Quand on truque les prix, il finit toujours par y avoir des pénuries. Les taux d’intérêt artificiellement bas — le prix du crédit — étouffent la véritable épargne et le véritable crédit. Le crédit de la Fed — l’épargne factice — ne va qu’aux plus gros emprunteurs, en particulier le gouvernement américain et des emprunteurs lui appartenant, comme Fannie Mae et Freddie Mac.
▪ Les fans des banques centrales ont la parole
"Ce qui est notable," reprend Chris, "c’est que quand les banques centrales appliquent une politique monétaire souple durant une phase de désendettement (les Etats-Unis en 1933-1937, la Grande-Bretagne en 1947-1969, et les Etats-Unis à nouveau entre mars 2009 et aujourd’hui), nous voyons :
1. Une croissance positive du PIB
2. Une chute du ratio dette/PIB"
"Mais durant les désendettements, quand les banques centrales appliquent des politiques monétaires dures (les Etats-Unis en 1930-1932, le Japon en 1990-2013, les Etats-Unis en 2008-2009), nous voyons :
1. Une croissance négative du PIB
2. Une augmentation du ratio dette/PIB"
"Je pense que l’on peut dire que la Fed en fait trop avec le QE… Mais les preuves suggèrent que l’assouplissement monétaire peut empêcher des phases de dépression dans l’économie".
Nous ne dirons rien pour l’instant, le temps qu’un autre fan des banques centrales nous donne son avis. Voici Martin Wolf dans le Financial Times, qui pense que la Fed a empêché des conditions "de dépression" aux Etats-Unis :
"Les banques centrales, y compris la Fed, font ce qu’ils faut. Si elles n’avaient pas agi comme elles l’ont fait ces six dernières années, nous aurions sûrement subi une deuxième Grande dépression. Eviter un tel effondrement puis aider les économies à se reprendre est la tâche des banques centrales".
"… La crise financière a coïncidé avec une chute des prix réels des maisons aux Etats-Unis, et a déclenché un désendettement parmi les institutions financières et les ménages. Il a fallu des actions monétaires et budgétaires fortes pour contrebalancer ces forces de contraction. Dans la mesure où le soutien budgétaire a été hélas retiré prématurément, c’est à la Fed qu’est revenu ce travail. Avec des taux d’intérêt de court terme à zéro, elle devait influer sur les taux à plus long terme pour que la politique monétaire fasse effet".
"A époque exceptionnelle, mesures exceptionnelles. Ceux qui critiquent si amèrement la Fed manquent d’imagination ou sont indifférents à ce qui serait arrivé à l’économie et à leurs concitoyens si la Fed (et d’autres banques centrales) étaient restée assise à ne rien faire".

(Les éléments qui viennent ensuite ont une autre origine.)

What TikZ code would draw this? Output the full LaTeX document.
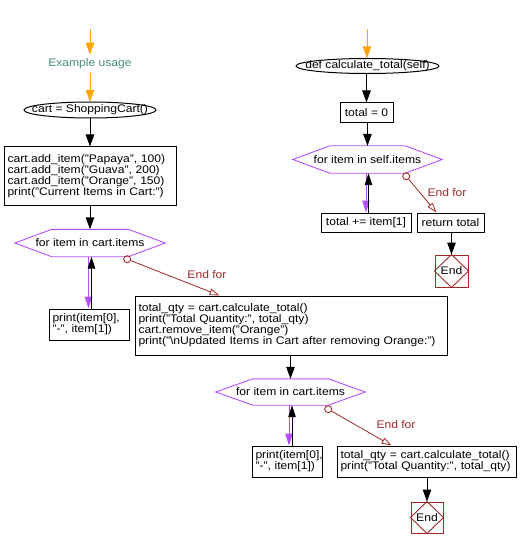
\documentclass[tikz,border=0pt]{standalone}
\usepackage{fontspec}
\setmainfont{Liberation Sans}[FakeStretch=1.1]
\usetikzlibrary{arrows.meta}
\definecolor{flowor}{RGB}{255,165,0}
\definecolor{loopcol}{RGB}{180,80,255}
\definecolor{endcol}{RGB}{160,40,40}
\definecolor{notecol}{RGB}{70,140,120}
% frames drawn round named nodes
\newcommand{\hexframe}[1]{\draw[loopcol,line width=0.9pt] (#1.west) -- ([xshift=37pt]#1.north west) -- ([xshift=-37pt]#1.north east) -- (#1.east) -- ([xshift=-37pt]#1.south east) -- ([xshift=37pt]#1.south west) -- cycle;}
\newcommand{\stopframe}[1]{\draw[endcol,line width=0.9pt] (#1.north) -- (#1.east) -- (#1.south) -- (#1.west) -- cycle;}
\begin{document}
\begin{tikzpicture}[x=1pt, y=-1pt, every node/.style={font=\fontsize{11}{11}\selectfont, inner sep=0pt},
  arr/.style={-{Triangle[length=12pt,width=8.5pt]},line width=1pt},
  oarr/.style={arr,flowor},
  loopin/.style={-{Triangle[length=12pt,width=7.5pt]},line width=1pt,loopcol},
  loopback/.style={-{Triangle[length=12pt,width=7.5pt]},line width=1pt},
  endarr/.style={-{Triangle[open,length=10pt,width=6.5pt]},line width=0.8pt,endcol},
  stmt/.style={draw,line width=1pt,align=left,inner xsep=3.5pt},
  forbox/.style={minimum height=27pt},
  endbox/.style={draw=endcol,line width=1pt,minimum width=32pt,minimum height=31pt},
  ring/.style={circle,draw=endcol,line width=0.9pt,minimum size=7pt},
  endtxt/.style={text=endcol}]
  \useasboundingbox (0,0) rectangle (520,548);
  % main program
  \coordinate (s1) at (90,29);
  \node[text=notecol,inner sep=4pt] (lbl1) at (90,64) {Example usage};
  \node[minimum width=132pt,minimum height=16pt] (e1) at (90,110) {cart = ShoppingCart()};
  \draw[line width=1pt] (e1.center) ellipse [x radius=66pt, y radius=8pt];
  \node[stmt,text width=165pt,minimum height=58pt] (b1) at (90,176) {cart.add\_item("Papaya", 100)\\cart.add\_item("Guava", 200)\\cart.add\_item("Orange", 150)\\print("Current Items in Cart:")};
  \node[forbox,minimum width=150pt] (h1) at (90,243) {for item in cart.items};
  \hexframe{h1}
  \node[stmt,text width=73pt,minimum height=31pt] (p1) at (89,324.5) {print(item[0],\\"-", item[1])};
  \node[ring] (c1) at ([xshift=-38pt,yshift=-2.5pt]h1.south east) {};
  \node[endtxt] (ef1) at (207,275) {End for};
  \node[stmt,text width=305pt,minimum height=59pt] (b2) at (291,325.5) {total\_qty = cart.calculate\_total()\\print("Total Quantity:", total\_qty)\\cart.remove\_item("Orange")\\print("\textbackslash nUpdated Items in Cart after removing Orange:")};
  \node[forbox,minimum width=149pt,minimum height=26pt] (h2) at (290.5,392) {for item in cart.items};
  \hexframe{h2}
  \node[stmt,text width=63pt,minimum height=31pt] (p2) at (287,461.5) {print(item[0],\\"-", item[1])};
  \node[ring] (c2) at ([xshift=-37pt,yshift=-4pt]h2.south east) {};
  \node[endtxt] (ef2) at (396,425) {End for};
  \node[stmt,text width=172pt,minimum height=31pt] (b3) at (426.5,461.5) {total\_qty = cart.calculate\_total()\\print("Total Quantity:", total\_qty)};
  \node[endbox] (end1) at (427,517.5) {End};
  \stopframe{end1}
  % calculate_total
  \coordinate (s2) at (367,29);
  \node[minimum width=143pt,minimum height=15pt] (e2) at (367.5,66) {def calculate\_total(self)};
  \draw[line width=1pt] (e2.center) ellipse [x radius=71.5pt, y radius=7.5pt];
  \node[stmt,minimum width=53pt,minimum height=20pt] (t0) at (366.5,113) {total = 0};
  \node[forbox,minimum width=149pt] (h3) at (367.5,159.5) {for item in self.items};
  \hexframe{h3}
  \node[stmt,minimum width=90pt,minimum height=19pt] (ti) at (366,222.5) {total += item[1]};
  \node[ring] (c3) at ([xshift=-36pt,yshift=-3pt]h3.south east) {};
  \node[endtxt] (ef3) at (447,193) {End for};
  \node[stmt,minimum width=67pt,minimum height=19pt] (rt) at (450.5,222.5) {return total};
  \node[endbox,minimum width=33pt,minimum height=32pt] (end2) at (451.5,271) {End};
  \stopframe{end2}
  % Flow steps
  \draw[oarr] (s1) -- (lbl1);
  \draw[oarr] (lbl1) -- (e1);
  \draw[arr] (e1) -- (b1);
  \draw[arr] (b1) -- (h1);
  \draw[loopin] ([xshift=-1.5pt]h1.south) -- ([xshift=-1.5pt]h1.south |- p1.north);
  \draw[loopback] ([xshift=1.5pt]h1.south |- p1.north) -- ([xshift=1.5pt]h1.south);
  \draw[endarr] (c1) -- ([xshift=85pt]b2.north west);
  \draw[arr] (b2.south -| h2.north) -- (h2.north);
  \draw[loopin] ([xshift=-1.5pt]h2.south) -- ([xshift=-1.5pt]h2.south |- p2.north);
  \draw[loopback] ([xshift=1.5pt]h2.south |- p2.north) -- ([xshift=1.5pt]h2.south);
  \draw[endarr] (c2) -- ([xshift=55pt]b3.north west);
  \draw[arr] (end1.north |- b3.south) -- (end1.north);
  \draw[oarr] (s2) -- (e2.north -| s2);
  \draw[arr] (e2.south -| t0.north) -- (t0.north);
  \draw[arr] (t0.south -| h3.north) -- (h3.north);
  \draw[loopin] ([xshift=-1.5pt]h3.south) -- ([xshift=-1.5pt]h3.south |- ti.north);
  \draw[loopback] ([xshift=1pt]h3.south |- ti.north) -- ([xshift=1pt]h3.south);
  \draw[endarr] (c3) -- ([xshift=20pt]rt.north west);
  \draw[arr] (end2.north |- rt.south) -- (end2.north);
\end{tikzpicture}
\end{document}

▪ Etes-vous convaincu, cher lecteur ?
Nous non. D’abord parce que les comparaisons tentant de démontrer que les politiques souples fonctionnent mieux que les politiques dures ne sont pas probantes. Ce n’est pas de la science. Ce n’est même pas de la pseudo-science. Ce sont de pures suppositions, basées sur des conclusions hâtives, elles-mêmes enracinées dans des statistiques douteuses et des hypothèses improbables.
Ensuite — à moins que nous vivions vraiment une nouvelle ère –, des professeurs de finance ne peuvent pas mieux décider des prix que le marché lui-même. Ces gens n’ont pas la moindre idée de ce qui pourrait se passer. Ils ne savaient déjà pas ce qui se passait pendant que ça se passait. Et ils ne savaient pas plus comment y réagir une fois que c’était passé.

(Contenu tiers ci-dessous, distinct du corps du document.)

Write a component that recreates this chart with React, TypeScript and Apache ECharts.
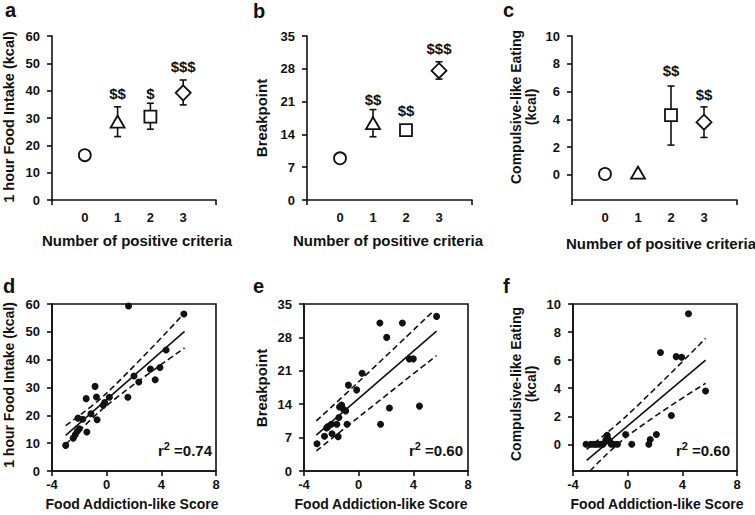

A présent, Ben Bernanke fixe le prix — autant qu’il le peut — du crédit de court terme. En utilisant les taux zéro et l’assouplissement quantitatif, il cherche à truquer les cours des actions et des obligations. L’immobilier, lui aussi, est sensible aux interventions brutales de Bernanke. En essayant de faire grimper l’IPC, il travaille ouvertement à augmenter les prix de tous les biens de consommation. Est-ce qu’une telle manoeuvre a fonctionné pour Dioclétien ? Nixon ? Hitler ? Staline ?
Montrez-nous un cas où les manipulations des ronds-de-cuir du gouvernement ont fait mieux qu’un système de marché. Montrez-nous le rond-de-cuir qui est plus intelligent et mieux informé que 300 millions de consommateurs, d’investisseurs et d’hommes d’affaires. Montrez-nous un seul cas où les ronds-de-cuir ont vraiment amélioré le sort des gens.
Enfin, la grande affirmation tant de notre collègue que de Martin Wolf — sans parler de M. le Banquier Central lui-même — est que les économistes des banques centrales ont évité des conditions de dépression économique. Eh bien, si vous étiez l’un des trois millions d’Américains dont les emplois n’existent plus, vous penseriez sans doute que les conditions de dépression n’ont pas été évitées du tout. Les actions ont grimpé. L’immobilier aussi. Mais l’économie ? Faites bien le calcul — le PIB et l’emploi –, et vous verrez des conditions qui ressemblent tout à fait à une dépression.
Ce que la Fed a produit, ce sont des conditions de dépression sans les effets salutaires — la destruction créatrice — d’une vraie dépression. Une dépression, c’est comme du Destop. C’est une bonne chose — quand c’est court, rapide et rigoureux. Cela permet d’évacuer ce qui encrasse les tuyaux de l’économie. Mais la Fed n’a pas permis une vraie dépression. Elle a arrêté le nettoyage… et versé encore plus de saletés dans l’éviter. Les banquiers ont eu plus d’huile. Idem pour les grandes corporations et le gouvernement. Et voilà six ans, maintenant, que le système est bouché par des cochonneries qui retardent la vraie croissance.